▶ **WHAT YOU ARE ASKED TO DO**
Lines with "Output the web" and "margin.top + ')')" mark the range, both included. Reproduce exactly that stretch, without pictures.

▶ **INPUT**
>> BEGIN
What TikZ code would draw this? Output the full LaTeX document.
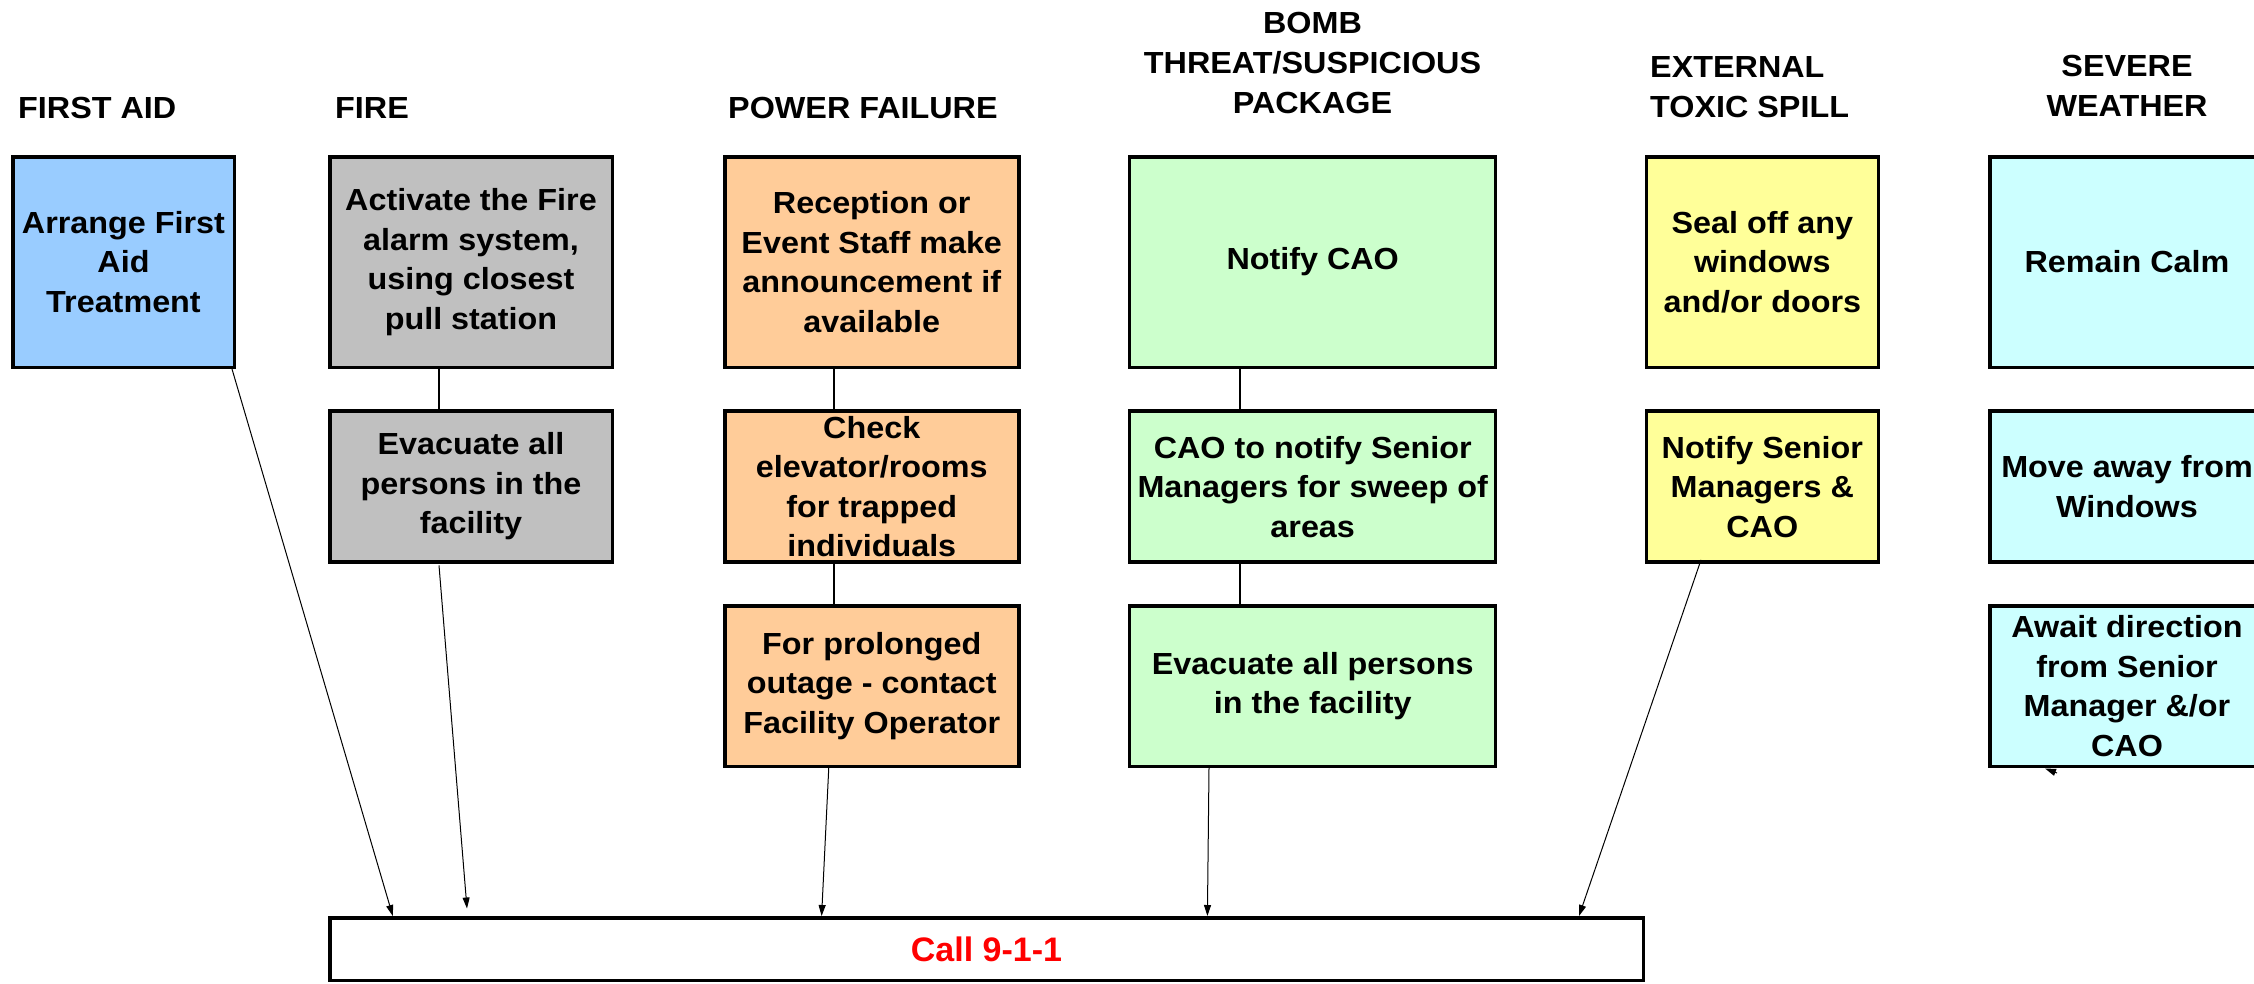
>> END
>> BEGIN
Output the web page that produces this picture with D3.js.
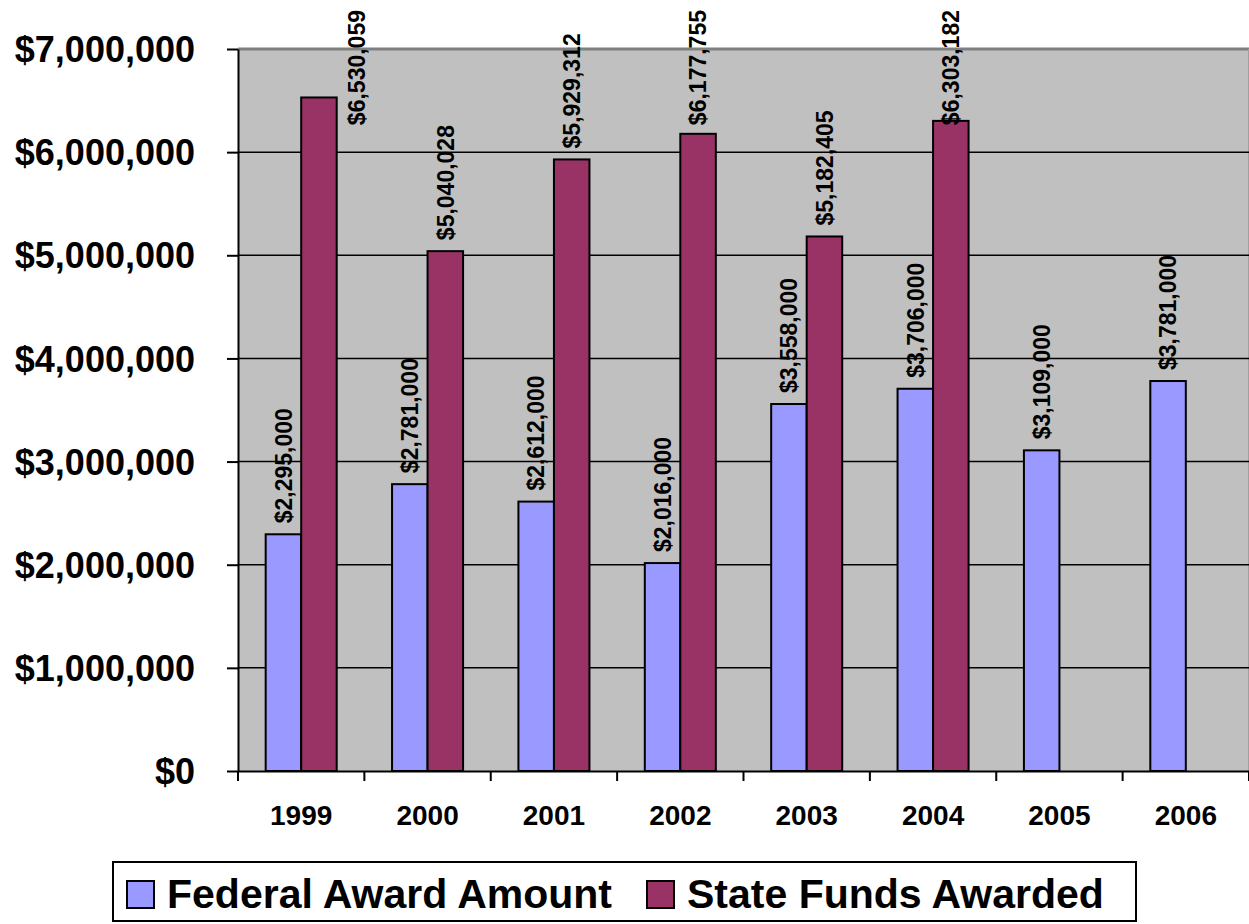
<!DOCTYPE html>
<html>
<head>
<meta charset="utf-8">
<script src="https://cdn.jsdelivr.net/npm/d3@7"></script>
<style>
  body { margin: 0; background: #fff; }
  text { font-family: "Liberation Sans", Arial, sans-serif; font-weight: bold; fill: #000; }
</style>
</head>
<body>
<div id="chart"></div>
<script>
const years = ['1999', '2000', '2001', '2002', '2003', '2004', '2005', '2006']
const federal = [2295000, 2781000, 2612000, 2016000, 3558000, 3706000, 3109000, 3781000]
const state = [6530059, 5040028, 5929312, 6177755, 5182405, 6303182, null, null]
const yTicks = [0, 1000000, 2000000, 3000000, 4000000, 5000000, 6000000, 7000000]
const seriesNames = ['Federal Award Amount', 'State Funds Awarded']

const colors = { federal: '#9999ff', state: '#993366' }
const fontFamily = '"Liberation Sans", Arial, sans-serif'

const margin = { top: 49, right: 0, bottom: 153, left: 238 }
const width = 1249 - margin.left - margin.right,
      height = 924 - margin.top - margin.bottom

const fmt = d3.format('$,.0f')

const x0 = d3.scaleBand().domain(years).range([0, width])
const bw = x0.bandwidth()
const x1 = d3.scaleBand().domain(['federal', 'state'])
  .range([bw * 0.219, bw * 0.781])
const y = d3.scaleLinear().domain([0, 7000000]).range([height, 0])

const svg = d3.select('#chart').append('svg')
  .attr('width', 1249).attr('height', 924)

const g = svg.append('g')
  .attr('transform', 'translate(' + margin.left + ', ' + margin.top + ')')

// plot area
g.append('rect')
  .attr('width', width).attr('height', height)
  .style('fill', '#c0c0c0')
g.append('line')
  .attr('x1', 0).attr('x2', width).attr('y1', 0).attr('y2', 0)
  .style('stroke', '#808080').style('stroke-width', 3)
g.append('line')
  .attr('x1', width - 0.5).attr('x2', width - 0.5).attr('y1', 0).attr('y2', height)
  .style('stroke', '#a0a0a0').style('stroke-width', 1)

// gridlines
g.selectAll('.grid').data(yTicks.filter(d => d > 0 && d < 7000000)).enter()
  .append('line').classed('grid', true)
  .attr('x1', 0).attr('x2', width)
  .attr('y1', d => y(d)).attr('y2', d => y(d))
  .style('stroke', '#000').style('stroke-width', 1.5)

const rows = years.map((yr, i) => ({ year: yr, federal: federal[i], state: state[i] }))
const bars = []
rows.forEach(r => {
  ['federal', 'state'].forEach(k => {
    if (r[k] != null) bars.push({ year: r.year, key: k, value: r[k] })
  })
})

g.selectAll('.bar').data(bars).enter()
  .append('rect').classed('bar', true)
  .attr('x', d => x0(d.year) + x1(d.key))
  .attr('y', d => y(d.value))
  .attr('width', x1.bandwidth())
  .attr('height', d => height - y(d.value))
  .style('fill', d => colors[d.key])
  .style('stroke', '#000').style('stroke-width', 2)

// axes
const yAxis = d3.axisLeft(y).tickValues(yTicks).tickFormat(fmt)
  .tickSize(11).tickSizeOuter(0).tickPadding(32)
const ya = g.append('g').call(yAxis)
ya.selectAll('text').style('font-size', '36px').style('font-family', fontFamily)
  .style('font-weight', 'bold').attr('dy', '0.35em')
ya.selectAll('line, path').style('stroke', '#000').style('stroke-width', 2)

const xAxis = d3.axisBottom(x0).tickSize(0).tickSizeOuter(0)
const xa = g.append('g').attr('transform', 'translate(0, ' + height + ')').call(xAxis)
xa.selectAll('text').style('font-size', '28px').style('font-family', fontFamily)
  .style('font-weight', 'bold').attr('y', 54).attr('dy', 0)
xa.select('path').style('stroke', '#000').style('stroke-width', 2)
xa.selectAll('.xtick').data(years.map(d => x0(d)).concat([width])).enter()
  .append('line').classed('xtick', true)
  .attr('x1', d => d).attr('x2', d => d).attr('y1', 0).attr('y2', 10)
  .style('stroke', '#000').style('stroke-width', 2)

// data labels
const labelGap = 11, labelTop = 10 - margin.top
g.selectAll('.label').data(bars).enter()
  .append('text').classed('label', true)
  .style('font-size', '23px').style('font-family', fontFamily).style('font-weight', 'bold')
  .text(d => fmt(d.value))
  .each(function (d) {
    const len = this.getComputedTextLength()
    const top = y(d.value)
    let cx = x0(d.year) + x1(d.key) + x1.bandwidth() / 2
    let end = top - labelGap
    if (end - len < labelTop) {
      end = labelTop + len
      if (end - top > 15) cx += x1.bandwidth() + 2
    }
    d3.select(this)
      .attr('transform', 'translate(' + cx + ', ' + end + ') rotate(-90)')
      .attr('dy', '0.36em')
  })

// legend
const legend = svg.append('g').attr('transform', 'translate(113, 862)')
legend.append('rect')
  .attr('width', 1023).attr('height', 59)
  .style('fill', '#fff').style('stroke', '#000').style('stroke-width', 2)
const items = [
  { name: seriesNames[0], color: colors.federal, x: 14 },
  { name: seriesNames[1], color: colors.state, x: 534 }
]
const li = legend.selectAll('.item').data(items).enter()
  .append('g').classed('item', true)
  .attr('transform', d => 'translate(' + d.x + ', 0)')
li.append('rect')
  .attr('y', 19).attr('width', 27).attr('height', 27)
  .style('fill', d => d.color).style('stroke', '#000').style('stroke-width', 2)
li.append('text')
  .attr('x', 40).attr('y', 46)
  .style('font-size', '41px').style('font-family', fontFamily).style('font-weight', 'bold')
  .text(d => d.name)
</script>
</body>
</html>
>> END
>> BEGIN
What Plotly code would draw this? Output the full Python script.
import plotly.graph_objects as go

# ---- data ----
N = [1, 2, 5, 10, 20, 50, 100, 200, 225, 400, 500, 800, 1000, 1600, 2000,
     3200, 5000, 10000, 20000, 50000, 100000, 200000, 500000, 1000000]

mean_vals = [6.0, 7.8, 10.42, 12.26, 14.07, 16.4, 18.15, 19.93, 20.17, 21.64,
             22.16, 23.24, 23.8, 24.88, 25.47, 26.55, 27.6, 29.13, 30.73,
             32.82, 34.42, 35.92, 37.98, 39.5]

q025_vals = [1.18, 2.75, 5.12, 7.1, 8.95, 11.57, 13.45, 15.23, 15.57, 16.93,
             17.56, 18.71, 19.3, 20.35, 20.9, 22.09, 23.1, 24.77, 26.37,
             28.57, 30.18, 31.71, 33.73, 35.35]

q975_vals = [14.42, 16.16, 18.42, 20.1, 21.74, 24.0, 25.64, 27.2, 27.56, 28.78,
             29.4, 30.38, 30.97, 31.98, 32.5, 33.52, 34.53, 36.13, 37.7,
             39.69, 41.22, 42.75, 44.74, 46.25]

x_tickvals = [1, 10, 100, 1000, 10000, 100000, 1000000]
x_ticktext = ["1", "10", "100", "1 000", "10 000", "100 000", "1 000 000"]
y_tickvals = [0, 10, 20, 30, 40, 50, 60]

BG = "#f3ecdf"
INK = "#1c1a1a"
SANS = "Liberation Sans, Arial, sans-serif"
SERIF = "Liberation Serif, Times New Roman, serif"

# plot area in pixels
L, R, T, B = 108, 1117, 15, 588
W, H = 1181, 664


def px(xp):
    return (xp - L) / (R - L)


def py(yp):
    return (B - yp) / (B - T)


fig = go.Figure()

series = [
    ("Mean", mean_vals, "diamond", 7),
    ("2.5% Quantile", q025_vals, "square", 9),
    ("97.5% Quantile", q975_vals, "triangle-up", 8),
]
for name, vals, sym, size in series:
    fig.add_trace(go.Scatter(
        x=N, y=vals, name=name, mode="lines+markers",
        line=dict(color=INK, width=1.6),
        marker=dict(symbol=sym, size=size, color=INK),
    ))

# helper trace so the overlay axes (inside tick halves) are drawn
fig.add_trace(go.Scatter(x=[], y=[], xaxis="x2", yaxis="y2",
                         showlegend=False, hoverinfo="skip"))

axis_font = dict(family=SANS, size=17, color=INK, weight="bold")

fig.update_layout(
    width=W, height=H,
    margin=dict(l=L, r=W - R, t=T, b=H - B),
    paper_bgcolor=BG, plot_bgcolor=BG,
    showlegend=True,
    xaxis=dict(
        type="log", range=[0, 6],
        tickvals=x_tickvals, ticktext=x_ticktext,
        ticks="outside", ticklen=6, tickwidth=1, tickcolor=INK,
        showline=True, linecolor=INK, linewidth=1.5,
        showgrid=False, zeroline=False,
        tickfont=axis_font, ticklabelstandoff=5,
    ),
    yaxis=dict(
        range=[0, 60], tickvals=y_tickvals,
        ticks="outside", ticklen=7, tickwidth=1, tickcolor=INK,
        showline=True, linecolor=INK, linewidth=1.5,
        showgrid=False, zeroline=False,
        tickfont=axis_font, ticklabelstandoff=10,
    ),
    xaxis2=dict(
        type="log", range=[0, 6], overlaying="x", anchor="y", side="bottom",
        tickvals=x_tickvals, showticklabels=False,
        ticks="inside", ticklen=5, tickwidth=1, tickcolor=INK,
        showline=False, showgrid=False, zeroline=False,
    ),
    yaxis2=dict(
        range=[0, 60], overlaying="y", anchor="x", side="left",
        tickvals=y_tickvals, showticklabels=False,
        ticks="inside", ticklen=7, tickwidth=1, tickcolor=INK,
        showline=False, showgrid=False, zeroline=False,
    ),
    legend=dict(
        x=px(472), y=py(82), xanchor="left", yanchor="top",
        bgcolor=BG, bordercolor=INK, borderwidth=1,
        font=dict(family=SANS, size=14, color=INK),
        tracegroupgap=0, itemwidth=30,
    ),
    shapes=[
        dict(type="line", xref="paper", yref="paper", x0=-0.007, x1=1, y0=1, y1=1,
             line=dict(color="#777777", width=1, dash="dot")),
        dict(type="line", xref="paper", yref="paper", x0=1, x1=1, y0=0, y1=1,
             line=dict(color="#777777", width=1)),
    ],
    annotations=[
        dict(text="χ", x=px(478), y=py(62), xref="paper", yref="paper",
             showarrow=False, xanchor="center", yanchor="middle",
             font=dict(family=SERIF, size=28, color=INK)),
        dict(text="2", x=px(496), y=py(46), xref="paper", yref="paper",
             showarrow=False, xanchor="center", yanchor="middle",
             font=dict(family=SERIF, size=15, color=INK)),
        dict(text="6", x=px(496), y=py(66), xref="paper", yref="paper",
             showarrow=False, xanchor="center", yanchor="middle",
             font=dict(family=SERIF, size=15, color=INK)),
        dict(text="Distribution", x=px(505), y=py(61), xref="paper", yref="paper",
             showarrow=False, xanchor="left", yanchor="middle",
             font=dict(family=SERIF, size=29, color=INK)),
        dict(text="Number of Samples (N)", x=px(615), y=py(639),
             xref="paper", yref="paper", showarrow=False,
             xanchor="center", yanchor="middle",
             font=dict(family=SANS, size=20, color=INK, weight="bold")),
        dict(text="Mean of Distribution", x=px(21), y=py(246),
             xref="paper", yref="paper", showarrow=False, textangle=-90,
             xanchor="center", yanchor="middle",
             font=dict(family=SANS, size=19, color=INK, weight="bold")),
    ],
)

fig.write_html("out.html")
>> END
▶ **FINISHED EXERCISE**
Output the web page that produces this picture with D3.js.
<!DOCTYPE html>
<html>
<head>
<meta charset="utf-8">
<script src="https://cdn.jsdelivr.net/npm/d3@7"></script>
<style>
  body { margin: 0; background: #fff; }
  text { font-family: "Liberation Sans", Arial, sans-serif; font-weight: bold; fill: #000; }
</style>
</head>
<body>
<div id="chart"></div>
<script>
const years = ['1999', '2000', '2001', '2002', '2003', '2004', '2005', '2006']
const federal = [2295000, 2781000, 2612000, 2016000, 3558000, 3706000, 3109000, 3781000]
const state = [6530059, 5040028, 5929312, 6177755, 5182405, 6303182, null, null]
const yTicks = [0, 1000000, 2000000, 3000000, 4000000, 5000000, 6000000, 7000000]
const seriesNames = ['Federal Award Amount', 'State Funds Awarded']

const colors = { federal: '#9999ff', state: '#993366' }
const fontFamily = '"Liberation Sans", Arial, sans-serif'

const margin = { top: 49, right: 0, bottom: 153, left: 238 }
const width = 1249 - margin.left - margin.right,
      height = 924 - margin.top - margin.bottom

const fmt = d3.format('$,.0f')

const x0 = d3.scaleBand().domain(years).range([0, width])
const bw = x0.bandwidth()
const x1 = d3.scaleBand().domain(['federal', 'state'])
  .range([bw * 0.219, bw * 0.781])
const y = d3.scaleLinear().domain([0, 7000000]).range([height, 0])

const svg = d3.select('#chart').append('svg')
  .attr('width', 1249).attr('height', 924)

const g = svg.append('g')
  .attr('transform', 'translate(' + margin.left + ', ' + margin.top + ')')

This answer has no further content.